The Yankee Goes to Chapel

During the January Term one of the chapel sacristans asked if I would consider officiating at Noonday Prayer one day during the term. His face fell just slightly when I said I needed to check my calendar to see if I could and would email him. Later he told me he'd been surprised at how quickly I sent the email letting him know I would be happy to officiate. It wasn't until two days before that I received details about the service, and at 9:30 the night before I learned that a short reflection on the readings was part of officiating. The idea of the homily on such short notice had me a bit nervous, but I managed just fine, and I spoke without notes. I even received compliments from someone I respect as a priest.

A couple of weeks later I related the story to my spiritual director who happens to be the Chapel Coordinator for the Seminary. In one of our earlier meetings we'd talked about my involvement, or lack thereof, in the Seminary Chapel services. Until January, I could have probably counted on one hand the number of times I'd attended services in the chapel, primarily work related. Since February she's asked me to read at Morning Prayer twice and officiate at Morning Prayer once.

Once she scheduled me to officiate this morning's service I checked with her to see if there were any specifics about officiating in the Seminary chapel that I should know. She ran through the basic outline, with which I'm already familiar. Yet I still felt nervous when I arrived at sacristy this morning to check in with the sacristan. About halfway through the service I thought there's no reason to be nervous. I did this dozens of times at the Church Center when I worked there. I've led Morning Prayer on Sundays at my former parish when we were without clergy. I've led Daily Office services at any number of meetings and conferences. So what was it about this service of Morning Prayer?

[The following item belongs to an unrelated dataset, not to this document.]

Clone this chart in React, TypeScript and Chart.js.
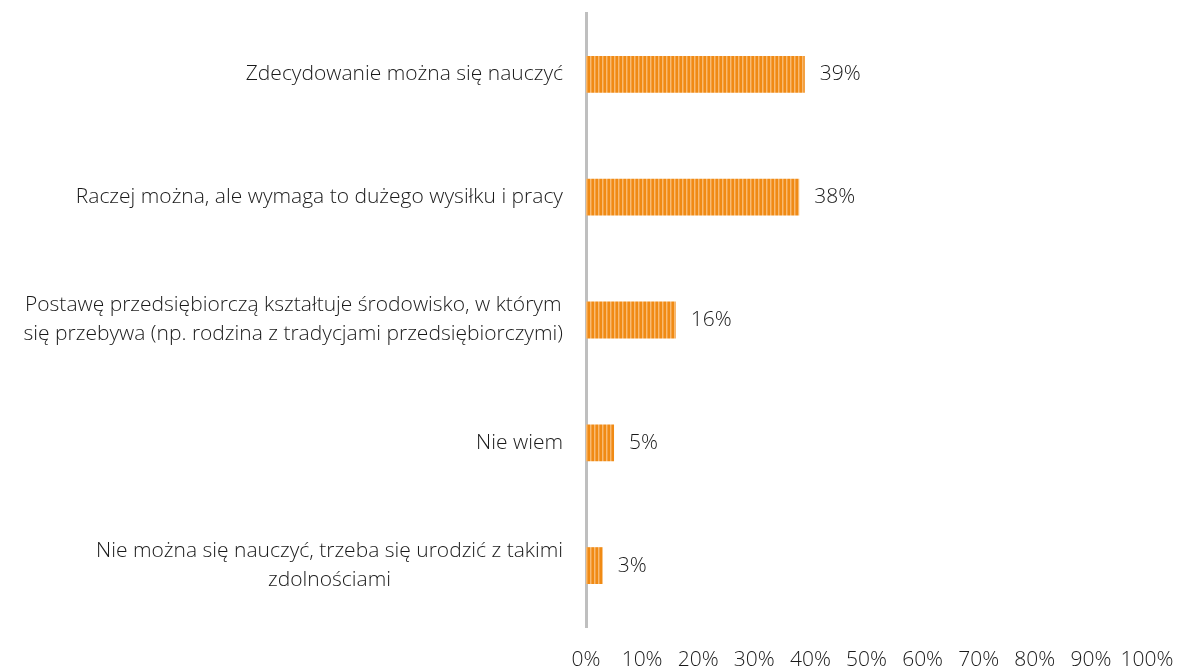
import React, { useEffect, useRef } from "react";
import { Chart, registerables } from "chart.js";

Chart.register(...registerables);

const categories: string[][] = [
  ["Zdecydowanie można się nauczyć"],
  ["Raczej można, ale wymaga to dużego wysiłku i pracy"],
  ["Postawę przedsiębiorczą kształtuje środowisko, w którym", "się przebywa (np. rodzina z tradycjami przedsiębiorczymi)"],
  ["Nie wiem"],
  ["Nie można się nauczyć, trzeba się urodzić z takimi", "zdolnościami"],
];
const values: number[] = [39, 38, 16, 5, 3];
const tickValues: number[] = [0, 10, 20, 30, 40, 50, 60, 70, 80, 90, 100];

const FONT = "'Open Sans', 'Noto Sans', sans-serif";
const TEXT = "#1a1a1a";

function makePattern(): CanvasPattern | string {
  const c = document.createElement("canvas");
  c.width = 4;
  c.height = 4;
  const g = c.getContext("2d");
  if (!g) return "#F08A14";
  g.fillStyle = "#F08A14";
  g.fillRect(0, 0, 4, 4);
  g.fillStyle = "#F8BA72";
  g.fillRect(2, 0, 1, 4);
  g.fillStyle = "#F4A040";
  g.fillRect(3, 0, 1, 4);
  const p = g.createPattern(c, "repeat");
  return p || "#F08A14";
}

export default function App() {
  const ref = useRef<HTMLCanvasElement | null>(null);
  useEffect(() => {
    if (!ref.current) return;
    const labelPlugin = {
      id: "customLabels",
      afterDraw(chart: any) {
        const ctx = chart.ctx;
        const yScale = chart.scales.y;
        const area = chart.chartArea;
        ctx.save();
        ctx.font = `300 21px ${FONT}`;
        ctx.fillStyle = TEXT;
        ctx.textBaseline = "middle";
        ctx.textAlign = "center";
        const lh = 29;
        categories.forEach((lines, i) => {
          const cy = yScale.getPixelForValue(i);
          const maxW = Math.max(...lines.map((l) => ctx.measureText(l).width));
          const right = area.left - 23;
          const cx = right - maxW / 2;
          const start = cy - ((lines.length - 1) * lh) / 2;
          lines.forEach((l, j) => ctx.fillText(l, cx, start + j * lh));
        });
        const meta = chart.getDatasetMeta(0);
        ctx.textAlign = "left";
        meta.data.forEach((bar: any, i: number) => {
          ctx.fillText(values[i] + "%", bar.x + 15, bar.y);
        });
        ctx.restore();
      },
    };
    const chart = new Chart(ref.current, {
      type: "bar",
      data: {
        labels: categories.map((c) => c.join(" ")),
        datasets: [
          {
            data: values,
            backgroundColor: makePattern() as any,
            barPercentage: 0.3,
            categoryPercentage: 1,
          },
        ],
      },
      options: {
        indexAxis: "y",
        animation: false,
        responsive: false,
        layout: { padding: { left: 586, top: 13, right: 33, bottom: 0 } },
        plugins: { legend: { display: false }, tooltip: { enabled: false } },
        scales: {
          x: {
            min: 0,
            max: 100,
            afterBuildTicks: (axis: any) => {
              axis.ticks = tickValues.map((v) => ({ value: v }));
            },
            afterFit: (axis: any) => {
              axis.height = 43;
              axis.paddingRight = 0;
              axis.paddingLeft = 0;
            },
            grid: { display: false, drawTicks: false },
            border: { display: false },
            ticks: {
              callback: (v: any) => v + "%",
              font: { family: FONT, size: 21, weight: "300" as any },
              color: TEXT,
              padding: 20,
              maxRotation: 0,
              autoSkip: false,
            },
          },
          y: {
            grid: { display: false, drawTicks: false },
            border: { display: true, color: "#BFBFBF", width: 3 },
            ticks: { display: false },
          },
        },
      },
      plugins: [labelPlugin],
    });
    return () => chart.destroy();
  }, []);
  return (
    <div style={{ position: "fixed", left: 0, top: 0, width: 1180, height: 670, background: "#fff" }}>
      <canvas ref={ref} width={1180} height={670} style={{ display: "block" }} />
    </div>
  );
}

Over the course of the day I spoke with a couple of the seminarians, and they have experienced much the same feelings when officiating or serving at chapel services. What is it about seminary services that causes this nervousness in those of us who have served in these roles many times before arriving here? It could be attributable to the feeling of being under the microscope of the ordination process, but I'm not in the process, and they have led services in other places as part of their process. So it must be something about being here at the Seminary. If we figure it out, we'll let you know.

In the meantime I expect that my spiritual director will invite me to participate in more chapel services, and I will probably say yes when it fits into my schedule.